The financial sector regulating arm of the Ethiopian government, National Bank of Ethiopia (NBE), is set to commence an online client credit history at a cost of four million dollars in one month. The real time approach of sharing information with the central data system is expected to significantly reduce the information gap between lender and borrower. It also enables the regulator to assess and prevent systemic risks in the financial sector.
The system provides information about a borrowers behavior. Does the borrower have a positive credit history or a negative one? Such information helps one to make a decision of whether or not to lend much more easier, explained Uli Zeisluft, Principal Financial Specialist at International Financial Corporation Advisory Services.
The system includes in its database borrowers addresses, the partners information, previous credit performance, current levels of indebtedness, the amount of time credit has been in use, collateral information and court related issues.

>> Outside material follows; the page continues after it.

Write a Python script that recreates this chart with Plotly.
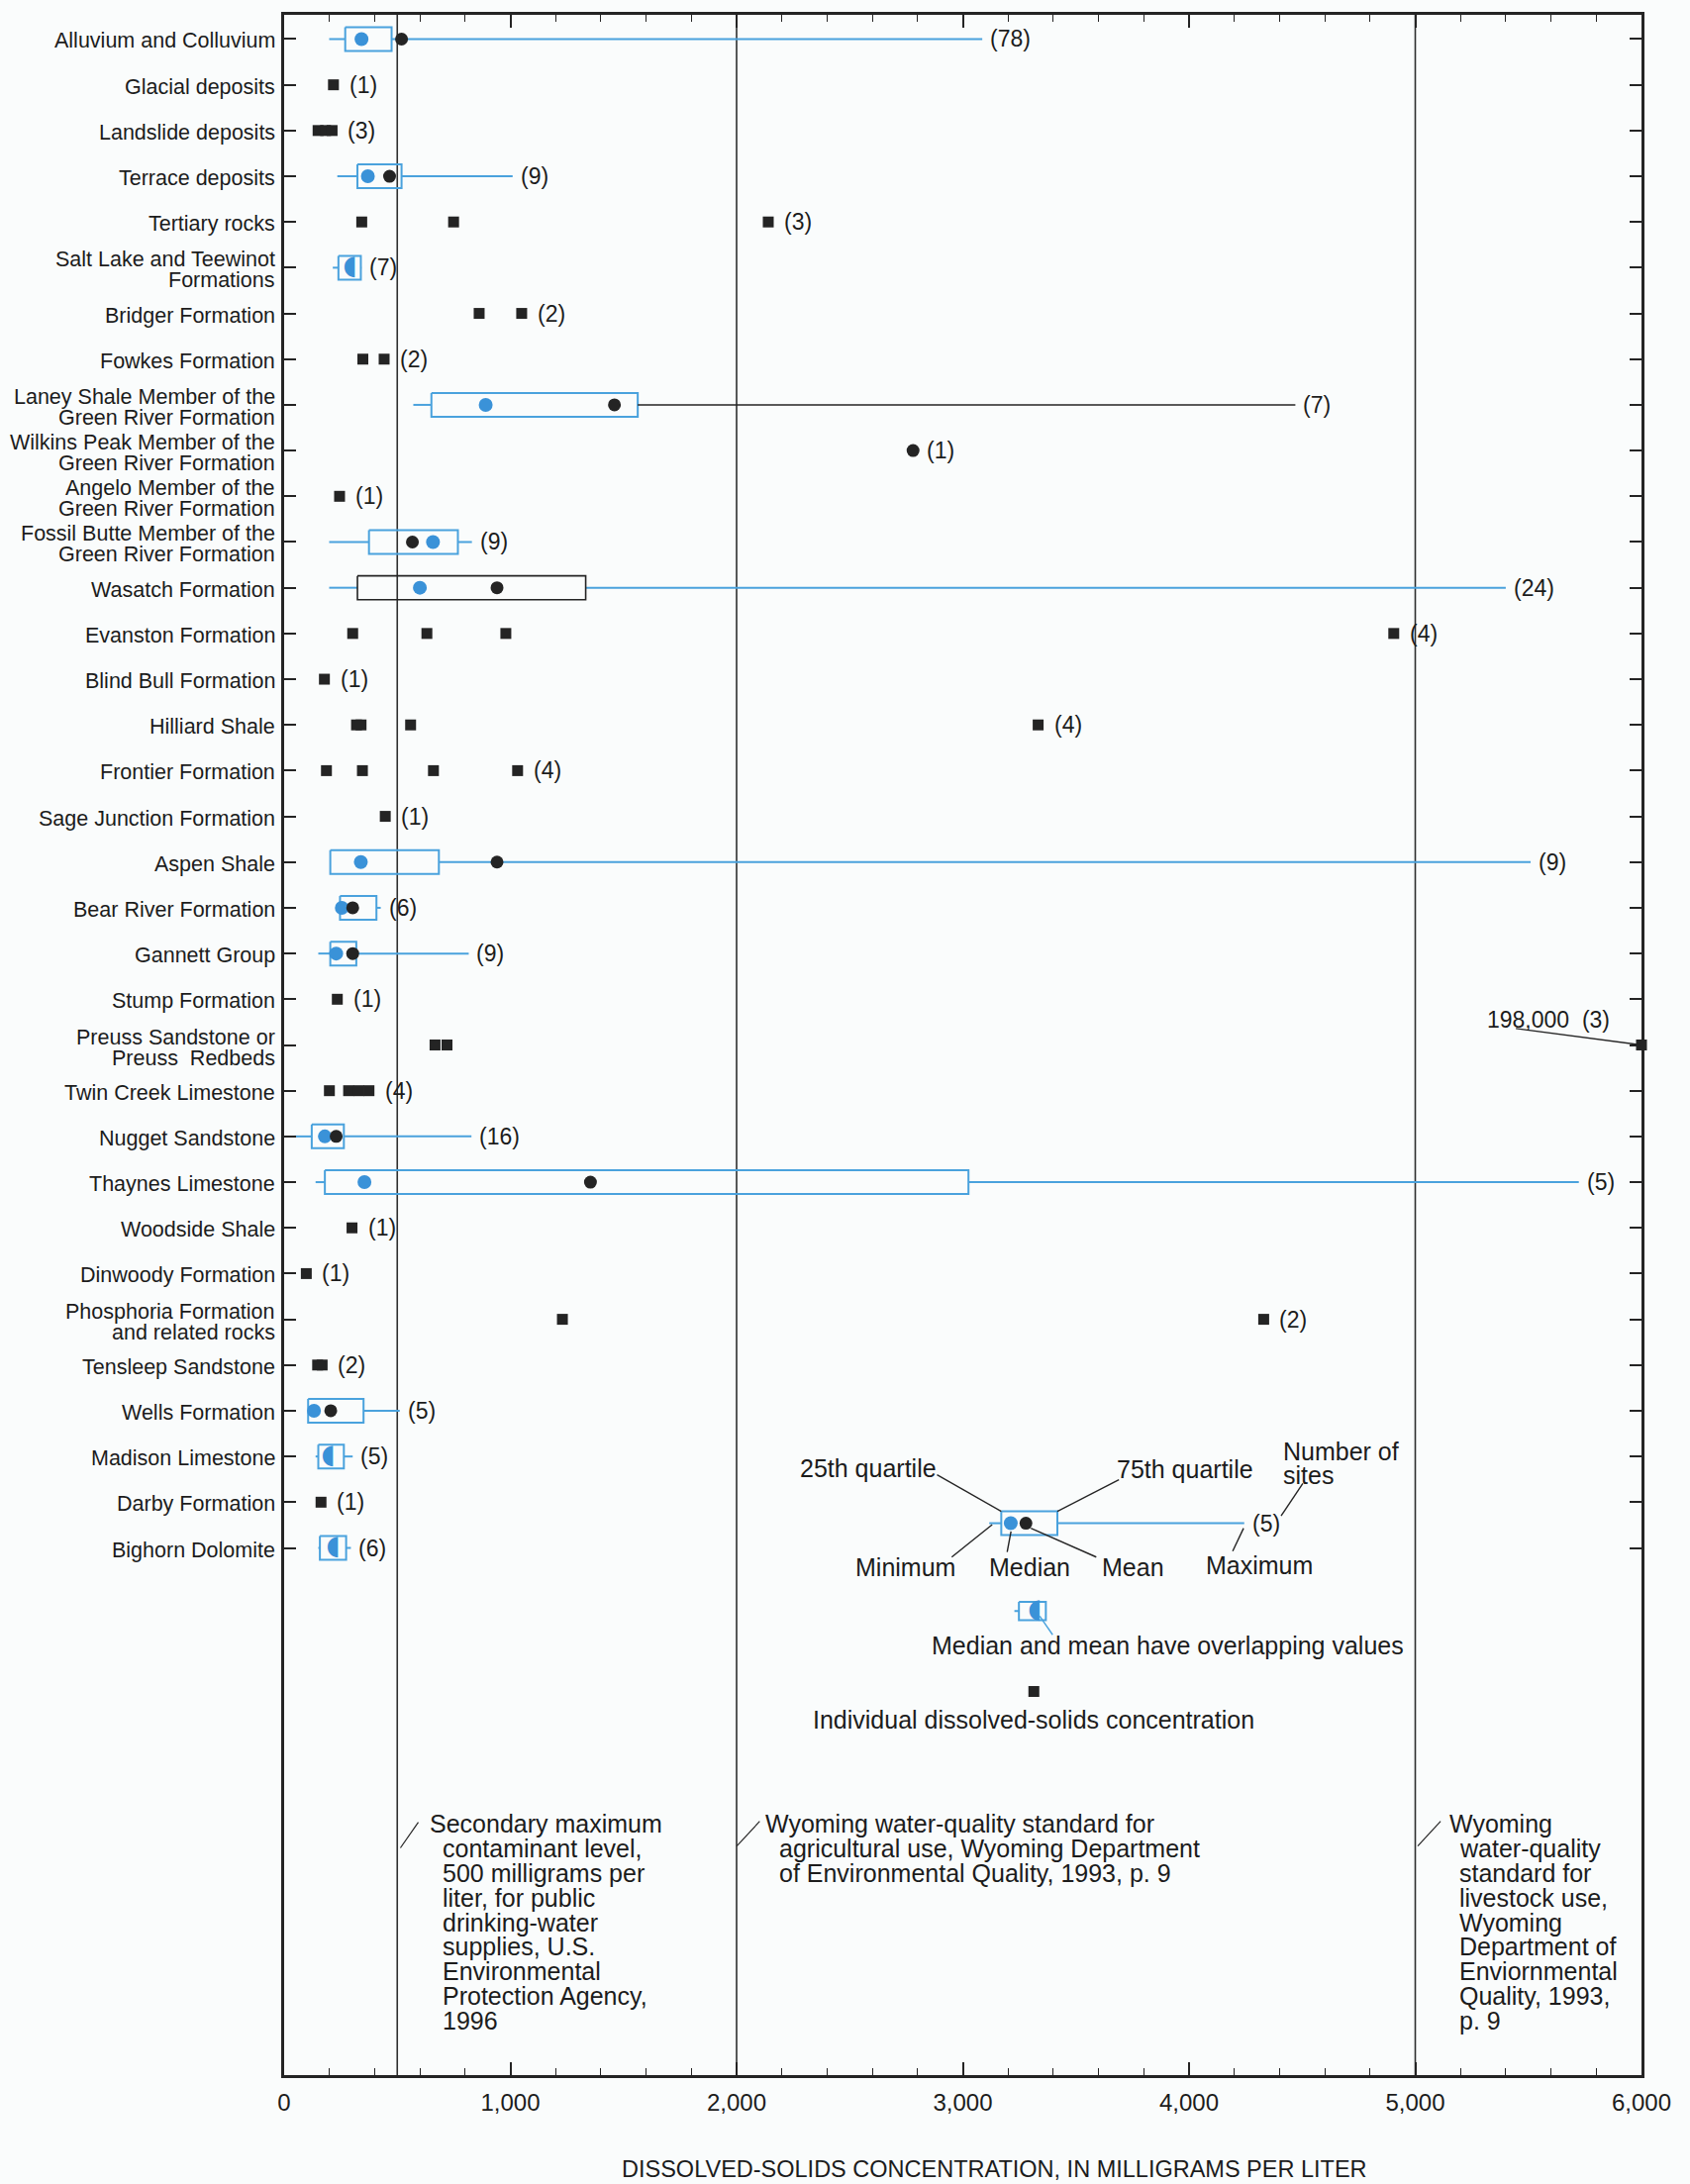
import plotly.graph_objects as go

XMAX = 6000
FONT = "Liberation Sans, Arial, Helvetica, sans-serif"
BLUE_LINE = "#4aa2dd"
BLUE_DOT = "#3a92d8"
DARK = "#242424"
TEXT = "#1c1c1c"

# Geologic units, listed top to bottom (one row each)
formations = [
    "Alluvium and Colluvium",
    "Glacial deposits",
    "Landslide deposits",
    "Terrace deposits",
    "Tertiary rocks",
    "Salt Lake and Teewinot\nFormations",
    "Bridger Formation",
    "Fowkes Formation",
    "Laney Shale Member of the\nGreen River Formation",
    "Wilkins Peak Member of the\nGreen River Formation",
    "Angelo Member of the\nGreen River Formation",
    "Fossil Butte Member of the\nGreen River Formation",
    "Wasatch Formation",
    "Evanston Formation",
    "Blind Bull Formation",
    "Hilliard Shale",
    "Frontier Formation",
    "Sage Junction Formation",
    "Aspen Shale",
    "Bear River Formation",
    "Gannett Group",
    "Stump Formation",
    "Preuss Sandstone or\nPreuss  Redbeds",
    "Twin Creek Limestone",
    "Nugget Sandstone",
    "Thaynes Limestone",
    "Woodside Shale",
    "Dinwoody Formation",
    "Phosphoria Formation\nand related rocks",
    "Tensleep Sandstone",
    "Wells Formation",
    "Madison Limestone",
    "Darby Formation",
    "Bighorn Dolomite",
]
site_counts = [78, 1, 3, 9, 3, 7, 2, 2, 7, 1, 1, 9, 24, 4, 1, 4, 4, 1, 9, 6,
               9, 1, 3, 4, 16, 5, 1, 1, 2, 2, 5, 5, 1, 6]

# Summary statistics (mg/L) for units summarized as boxes
box_formations = [
    "Alluvium and Colluvium",
    "Terrace deposits",
    "Salt Lake and Teewinot\nFormations",
    "Laney Shale Member of the\nGreen River Formation",
    "Fossil Butte Member of the\nGreen River Formation",
    "Wasatch Formation",
    "Aspen Shale",
    "Bear River Formation",
    "Gannett Group",
    "Nugget Sandstone",
    "Thaynes Limestone",
    "Wells Formation",
    "Madison Limestone",
    "Bighorn Dolomite",
]
box_min    = [199, 235, 215, 571, 199, 199, 204, 240, 151, 45, 139, 106, 139, 151]
box_q1     = [270, 324, 240, 651, 375, 324, 204, 247, 204, 122, 180, 106, 151, 158]
box_median = [342, 370, 290, 891, 658, 600, 339, 255, 230, 180, 355, 132, 194, 216]
box_mean   = [519, 466, 290, 1460, 567, 941, 941, 303, 303, 230, 1354, 206, 194, 216]
box_q3     = [475, 519, 339, 1563, 768, 1333, 684, 408, 319, 264, 3025, 351, 264, 274]
box_max    = [3086, 1010, 342, 4470, 830, 5400, 5510, 427, 816, 828, 5723, 511, 303, 295]
box_outline_dark = ["Wasatch Formation"]
upper_whisker_dark = ["Laney Shale Member of the\nGreen River Formation"]

# Individual dissolved-solids concentrations (mg/L)
individual_values = {
    "Glacial deposits": [218],
    "Landslide deposits": [150, 183, 212],
    "Tertiary rocks": [343, 749, 2140],
    "Bridger Formation": [862, 1050],
    "Fowkes Formation": [348, 442],
    "Angelo Member of the\nGreen River Formation": [245],
    "Evanston Formation": [303, 631, 980, 4905],
    "Blind Bull Formation": [178],
    "Hilliard Shale": [320, 340, 559, 3333],
    "Frontier Formation": [187, 346, 660, 1032],
    "Sage Junction Formation": [447],
    "Stump Formation": [235],
    "Preuss Sandstone or\nPreuss  Redbeds": [667, 720, 198000],
    "Twin Creek Limestone": [200, 285, 330, 375],
    "Woodside Shale": [300],
    "Dinwoody Formation": [98],
    "Phosphoria Formation\nand related rocks": [1230, 4330],
    "Tensleep Sandstone": [148, 168],
    "Darby Formation": [163],
}

# Units reported only by a mean value
mean_only_formations = ["Wilkins Peak Member of the\nGreen River Formation"]
mean_only_values = [2780]

# Regulatory reference levels (mg/L)
reference_levels = [500, 2000, 5000]
note_500 = ["Secondary maximum", "contaminant level,", "500 milligrams per",
            "liter, for public", "drinking-water", "supplies, U.S.",
            "Environmental", "Protection Agency,", "1996"]
note_2000 = ["Wyoming water-quality standard for",
             "agricultural use, Wyoming Department",
             "of Environmental Quality, 1993, p. 9"]
note_5000 = ["Wyoming", "water-quality", "standard for", "livestock use,",
             "Wyoming", "Department of", "Enviornmental", "Quality, 1993,", "p. 9"]

# Explanation (key) example values
key_min, key_q1, key_median, key_mean, key_q3, key_max, key_n = 3117, 3170, 3212, 3279, 3418, 4244, 5
key_overlap_q1, key_overlap_q3, key_overlap_center = 3248, 3367, 3318
key_point = 3314

x_tick_values = [0, 1000, 2000, 3000, 4000, 5000, 6000]
x_tick_labels = ["0", "1,000", "2,000", "3,000", "4,000", "5,000", "6,000"]

row_of = {name: i for i, name in enumerate(formations)}
HALF = 0.26  # half box height, rows

fig = go.Figure()

# ---- boxes and whiskers ----
blue_x, blue_y, dark_x, dark_y = [], [], [], []


def add_seg(xs, ys, dark):
    if dark:
        dark_x.extend(xs + [None]); dark_y.extend(ys + [None])
    else:
        blue_x.extend(xs + [None]); blue_y.extend(ys + [None])


def add_box(r, mn, q1, q3, mx, h=HALF, box_dark=False, whisk_dark=False):
    add_seg([q1, q3, q3, q1, q1], [r - h, r - h, r + h, r + h, r - h], box_dark)
    if mn < q1:
        add_seg([mn, q1], [r, r], False)
    if mx > q3:
        add_seg([q3, mx], [r, r], whisk_dark)


for i, name in enumerate(box_formations):
    add_box(row_of[name], box_min[i], box_q1[i], box_q3[i], box_max[i],
            box_dark=name in box_outline_dark, whisk_dark=name in upper_whisker_dark)

KEY_ROW = 32.46
KEY2_ROW = 34.38
KEY3_ROW = 36.14
add_box(KEY_ROW, key_min, key_q1, key_q3, key_max)
add_box(KEY2_ROW, key_overlap_q1 - 20, key_overlap_q1, key_overlap_q3, key_overlap_q3, h=0.2)

fig.add_trace(go.Scatter(x=blue_x, y=blue_y, mode="lines",
                         line=dict(color=BLUE_LINE, width=2), hoverinfo="skip"))
fig.add_trace(go.Scatter(x=dark_x, y=dark_y, mode="lines",
                         line=dict(color=DARK, width=1.6), hoverinfo="skip"))

# ---- individual concentrations ----
px_, py_ = [], []
for name, vals in individual_values.items():
    for v in vals:
        px_.append(min(v, XMAX))
        py_.append(row_of[name])
px_.append(key_point); py_.append(KEY3_ROW)
fig.add_trace(go.Scatter(x=px_, y=py_, mode="markers", cliponaxis=False,
                         marker=dict(symbol="square", size=11, color=DARK,
                                     line=dict(width=0)), hoverinfo="skip"))

# ---- medians and means ----
med_x, med_y, mean_x, mean_y, half_x, half_y = [], [], [], [], [], []
for i, name in enumerate(box_formations):
    r = row_of[name]
    if box_median[i] == box_mean[i]:
        half_x.append(box_median[i]); half_y.append(r)
    else:
        med_x.append(box_median[i]); med_y.append(r)
        mean_x.append(box_mean[i]); mean_y.append(r)
for name, v in zip(mean_only_formations, mean_only_values):
    mean_x.append(v); mean_y.append(row_of[name])
med_x.append(key_median); med_y.append(KEY_ROW)
mean_x.append(key_mean); mean_y.append(KEY_ROW)
half_x.append(key_overlap_center); half_y.append(KEY2_ROW)

fig.add_trace(go.Scatter(x=med_x, y=med_y, mode="markers",
                         marker=dict(symbol="circle", size=14, color=BLUE_DOT),
                         hoverinfo="skip"))
fig.add_trace(go.Scatter(x=mean_x, y=mean_y, mode="markers",
                         marker=dict(symbol="circle", size=13, color=DARK),
                         hoverinfo="skip"))
fig.add_trace(go.Scatter(x=half_x, y=half_y, mode="text", text=["\u25D6"] * len(half_x),
                         textposition="middle center",
                         textfont=dict(family="DejaVu Sans", size=27, color=BLUE_DOT),
                         hoverinfo="skip"))

annotations = []
shapes = []

# ---- category labels ----
for i, name in enumerate(formations):
    lines = name.split("\n")
    shifts = [-2] if len(lines) == 1 else [8, -13]
    for line, s in zip(lines, shifts):
        annotations.append(dict(xref="paper", x=0, yref="y", y=i, text=line,
                                xanchor="right", yanchor="middle", xshift=-7, yshift=s,
                                showarrow=False, font=dict(family=FONT, size=21.5, color=TEXT)))

# ---- site counts ----
cnt_font = dict(family=FONT, size=23, color=TEXT)
box_idx = {n: i for i, n in enumerate(box_formations)}
for i, name in enumerate(formations):
    n = site_counts[i]
    if name in box_idx:
        xe, gap = box_max[box_idx[name]], 6
    elif name in individual_values:
        vals = individual_values[name]
        if max(vals) > XMAX:
            continue
        xe, gap = max(vals), 14
    else:
        xe, gap = mean_only_values[mean_only_formations.index(name)], 12
    annotations.append(dict(x=xe, y=i, text=f"({n})", xanchor="left", yanchor="middle",
                            xshift=gap, showarrow=False, font=cnt_font))
annotations.append(dict(x=key_max, y=KEY_ROW, text=f"({key_n})", xanchor="left",
                        yanchor="middle", xshift=6, showarrow=False, font=cnt_font))

# off-scale value for Preuss
preuss = "Preuss Sandstone or\nPreuss  Redbeds"
off_val = max(individual_values[preuss])
annotations.append(dict(x=5309, y=21.44, text=f"{off_val:,}  ({site_counts[row_of[preuss]]})",
                        xanchor="left", yanchor="middle", showarrow=False, font=cnt_font))
shapes.append(dict(type="line", x0=5445, y0=21.64, x1=XMAX, y1=row_of[preuss],
                   line=dict(color=DARK, width=1.4)))

# ---- reference levels ----
for lv in reference_levels:
    shapes.append(dict(type="line", xref="x", yref="paper", x0=lv, x1=lv, y0=0, y1=1,
                       line=dict(color="#2e2e2e", width=1.6), layer="below"))

note_font = dict(family=FONT, size=25, color=TEXT)
LINE_ROWS = 0.537
for lines, x_first, x_rest, lead in [
        (note_500, 636, 693, (514, 39.56, 593, 39.0)),
        (note_2000, 2119, 2181, (2001, 39.52, 2102, 38.98)),
        (note_5000, 5143, 5187, (5011, 39.52, 5112, 38.98))]:
    for k, line in enumerate(lines):
        annotations.append(dict(x=x_first if k == 0 else x_rest, y=39.04 + k * LINE_ROWS,
                                text=line, xanchor="left", yanchor="middle",
                                showarrow=False, font=note_font))
    shapes.append(dict(type="line", x0=lead[0], y0=lead[1], x1=lead[2], y1=lead[3],
                       line=dict(color=DARK, width=1.2)))

# ---- explanation ----
key_font = dict(family=FONT, size=25, color=TEXT)
for txt, x, y, anchor in [
        ("25th quartile", 2583, 31.25, "center"),
        ("75th quartile", 3983, 31.27, "center"),
        ("Number of", 4408, 30.88, "left"),
        ("sites", 4408, 31.40, "left"),
        ("Minimum", 2745, 33.42, "center"),
        ("Median", 3296, 33.42, "center"),
        ("Mean", 3751, 33.42, "center"),
        ("Maximum", 4311, 33.37, "center"),
        ("Median and mean have overlapping values", 3905, 35.14, "center"),
        ("Individual dissolved-solids concentration", 3314, 36.75, "center")]:
    annotations.append(dict(x=x, y=y, text=txt, xanchor=anchor, yanchor="middle",
                            showarrow=False, font=key_font))

for x0, y0, x1, y1 in [
        (2886, 31.40, key_q1, KEY_ROW - HALF),
        (3690, 31.51, key_q3, KEY_ROW - HALF),
        (2951, 33.20, 3130, KEY_ROW + 0.03),
        (3213, 32.64, 3196, 33.09),
        (3301, 32.57, 3590, 33.20),
        (4193, 33.07, 4241, 32.57),
        (4503, 31.59, 4407, 32.30),
        (3340, 34.49, 3397, 34.90)]:
    shapes.append(dict(type="line", x0=x0, y0=y0, x1=x1, y1=y1,
                       line=dict(color=DARK, width=1.4)))
shapes[-1]["line"]["color"] = BLUE_LINE

# x-axis title
annotations.append(dict(xref="paper", yref="paper", x=0.523, y=-0.0456,
                        text="DISSOLVED-SOLIDS CONCENTRATION, IN MILLIGRAMS PER LITER",
                        xanchor="center", yanchor="middle", showarrow=False,
                        font=dict(family=FONT, size=23.5, color=TEXT)))

fig.update_layout(
    width=1707, height=2206,
    margin=dict(l=286.5, r=49, t=14.5, b=110),
    paper_bgcolor="#fafcfc", plot_bgcolor="#fafcfc",
    showlegend=False,
    annotations=annotations, shapes=shapes,
    font=dict(family=FONT, color=TEXT),
)
fig.update_xaxes(range=[0, XMAX], tickvals=x_tick_values, ticktext=x_tick_labels,
                 ticks="inside", ticklen=13, tickwidth=1.5, tickcolor=DARK,
                 minor=dict(dtick=200, ticks="inside", ticklen=7, tickwidth=1.3, tickcolor=DARK),
                 showline=True, linewidth=2.6, linecolor=DARK, mirror="ticks",
                 showgrid=False, zeroline=False, ticklabelstandoff=4,
                 tickfont=dict(family=FONT, size=24, color=TEXT))
fig.update_yaxes(range=[44.53, -0.53], tickvals=list(range(len(formations))),
                 showticklabels=False, ticks="inside", ticklen=12, tickwidth=1.5,
                 tickcolor=DARK, showline=True, linewidth=2.6, linecolor=DARK,
                 mirror="ticks", showgrid=False, zeroline=False)

fig.write_html("out.html")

Since there are no unique identifiers such as an address on a national level, the regulator is forced to make use of the Tax Payers Identification Number (TIN) provided by the Ethiopian Revenue and Custom Authority, said Mathiwos Shamo, Financial Sector Capacity Building Project Coordinator at NBE. The technology upgrading project will totally transform and expand the capacity of the former Credit Center under the Bank Supervision Department of NBE. It will replace manual correspondence between banks and NBE about both commercial and consumer loans borrowed once a month enabling a real time information exchange.
At present the database is set to link borrowers information from banks and microfinance institutions. In the near future it will also include insurance, added Mathiwos.
Experts in the financial sector argue that the creation of such an information mechanism will broaden and ensure fair access to credit by reducing the level of asymmetrical information on the part of tender about the borrower. This in itself facilitates access to credit and lowers credit costs thereby enhancing profitability for all parties involved in the lending and borrowing process. Above all, it ensures better financial resource allocation.
Non performing loans (NPL) will significantly fall following the implementation of the project because every lender will have full information about their clients credit history. This reduces risks of default. If the rate of default goes down, profitability will subsequently increase, contributing not only to the reduction of NPL but also to the stabilization of the financial sector in general, the project coordinator explained.
The program was financed by the World Bank and technically consulted by the International Financial Corporation (IFC); a World Bank Group financial advisory entity.
As we did yesterday and as we are today. IFC would be pleased tomorrow to provide its technical support to NBE with the overall objective of developing the private sector,said Adamou Labara, Country Director of IFC at Ethiopia.